The story is told of a man whose besetting sin was a violent temper. He would frequently become very angry, but he laid all the blame upon the people with whom he lived, who were so exasperating. Nobody, he declared, could do right among such people. So he resolved, as many others have done, to “leave the world,” and become a hermit. He chose a cave in the forest for his dwelling-place, far from any other human habitation. In the morning he took his jug to a spring near by to get water for his morning meal. The rock was moss-grown, and the continual flow of water had made it very slippery. As he set his jug down under the stream, it slid away. He put it back, and again it was driven away. Two or three times was this repeated, and each time the replacing of the jug was done with increasing energy. Finally the hermit’s patience was utterly exhausted, and exclaiming, “I’ll see if you’ll not stay!” he picked the vessel up and set it down with such vehemence that it was broken to pieces. There was nobody to blame but himself, and he had the good sense to see that it was not the world around him but the world inside of him that made him sin. Doubtless very many can recognize some experience of their own in this little story.

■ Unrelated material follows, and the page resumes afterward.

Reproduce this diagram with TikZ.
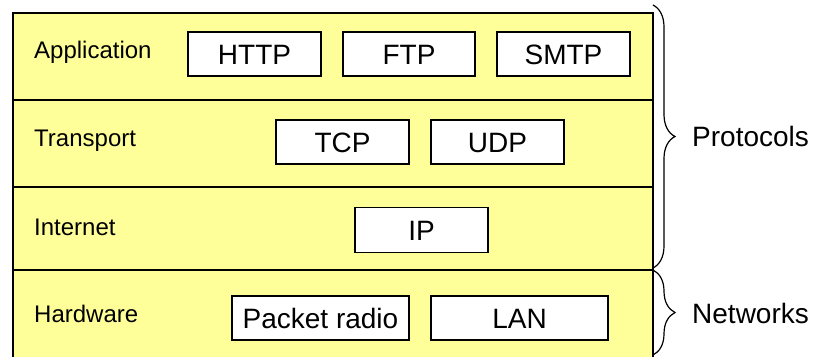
\documentclass[tikz,border=0pt]{standalone}
\usepackage{fontspec}
\setmainfont{Liberation Sans}
\usetikzlibrary{decorations.pathreplacing}
\definecolor{layerfill}{HTML}{FFFF99}
\tikzset{
  layerbox/.style={draw=black, fill=layerfill, line width=1.5pt, minimum width=640pt, inner sep=0pt, anchor=north west},
  protobox/.style={draw=black, fill=white, line width=1.5pt, inner sep=0pt, minimum height=44pt,
    font=\fontsize{28}{30}\selectfont, text height=20pt, text depth=0pt},
  layerlabel/.style={anchor=west, inner sep=0pt, font=\fontsize{24}{26}\selectfont, text height=17.2pt, text depth=0pt},
  sidelabel/.style={anchor=west, inner sep=0pt, font=\fontsize{28}{30}\selectfont, text height=20pt, text depth=0pt},
  bracestyle/.style={decorate, decoration={brace, amplitude=22pt}, line width=1.2pt}
}
\begin{document}
\begin{tikzpicture}[x=1pt, y=-1pt]
\useasboundingbox (0,0) rectangle (816,356);
% layers
\node[layerbox, minimum height=87pt] (lapp) at (12,12) {};
\node[layerbox, minimum height=87pt] (ltra) at (12,99) {};
\node[layerbox, minimum height=83pt] (lint) at (12,186) {};
\node[layerbox, minimum height=89pt] (lhw) at (12,269) {};
% layer labels
\node[layerlabel] (tapp) at (34,49.5) {Application};
\node[layerlabel] (ttra) at (34,138) {Transport};
\node[layerlabel] (tint) at (34,227) {Internet};
\node[layerlabel] (thw) at (34,314) {Hardware};
% protocol boxes
\node[protobox, minimum width=133pt] (http) at (254.5,54) {HTTP};
\node[protobox, minimum width=132pt] (ftp) at (409,54) {FTP};
\node[protobox, minimum width=133pt] (smtp) at (563.5,54) {SMTP};
\node[protobox, minimum width=133pt] (tcp) at (342.5,142) {TCP};
\node[protobox, minimum width=133pt] (udp) at (497.5,142) {UDP};
\node[protobox, minimum width=133pt, minimum height=45pt] (ip) at (421.5,230) {IP};
\node[protobox, minimum width=177pt] (pr) at (320.5,318) {Packet radio};
\node[protobox, minimum width=177pt] (lan) at (519.5,318) {LAN};
% braces
\coordinate (pa) at (653,5);
\coordinate (pb) at (653,268);
\coordinate (na) at (653,270);
\coordinate (nb) at (653,355);
\draw[bracestyle] (pa) -- (pb);
\draw[bracestyle] (na) -- (nb);
\node[sidelabel] (prot) at (692,136.5) {Protocols};
\node[sidelabel] (netw) at (692,313) {Networks};
\end{tikzpicture}
\end{document}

Luther, in his monk’s cell, whither he had gone to escape from the world, found his sins more grievous than ever. Wherever we go, we carry the world with us; we have it in our hearts and on our backs,—a heavy, crushing load. We find that when we would do good, “evil is present” with us. Rom. 7:21. It is present, always, “this present evil world,” until, goaded to despair, we cry out, “O wretched man that I am! who shall deliver me from this body of death?” Even Christ found His greatest temptations in the desert, far away from human habitations. All these things teach us that hermits and monks are not in God’s plan. God’s people are the salt of the earth; and salt, no matter how good it is, is of no use if shut up in a box; it must be mingled with that which is to be preserved.

Deliverance.

That which God has promised, He is “able also to perform.” He “is able to do exceeding abundantly above all that we ask or think.” Eph. 3:20. He “is able to keep you from falling, and to present you faultless before the presence of His glory with exceeding joy.” Jude 24. He gave Himself for our sins, that He might deliver us, and He did not die in vain. Deliverance is ours. Christ was sent “to open the blind eyes, to bring out the prisoners from the prison, and them that sit in darkness out of the prison house.” Isa. 42:7. Accordingly He cries out to the captives, “Liberty!” To them that are bound He proclaims that the prison doors are open. Isa. 61:1. To all the prisoners, He says, “Go forth.” Isa. 49:9. Each soul may say, if he will, “O Lord, truly I am Thy servant; I am Thy servant, and the son of Thine handmaid; Thou hast loosed my bonds.” Ps. 116:16. The thing is true, whether we believe it or not. We are the Lord’s servants, even though we stubbornly refuse to serve; for He has bought us; and, having bought us, He has broken every bond that hindered us from serving Him. If we but believe, we have the victory that has overcome the world, 1 John 5:4, R. V.; John 16:33. The message to us is that our “warfare is accomplished,” our “iniquity is pardoned.” Isa. 40:2. We have but to shout, as Israel did before Jericho, to see that God has given to us the victory. God “hath visited and redeemed His people.” Luke 1:68. Out of Zion has come the Deliverer, to turn away ungodliness from Jacob. Rom. 11:26. “Thanks be to God, which giveth us the victory through our Lord Jesus Christ.”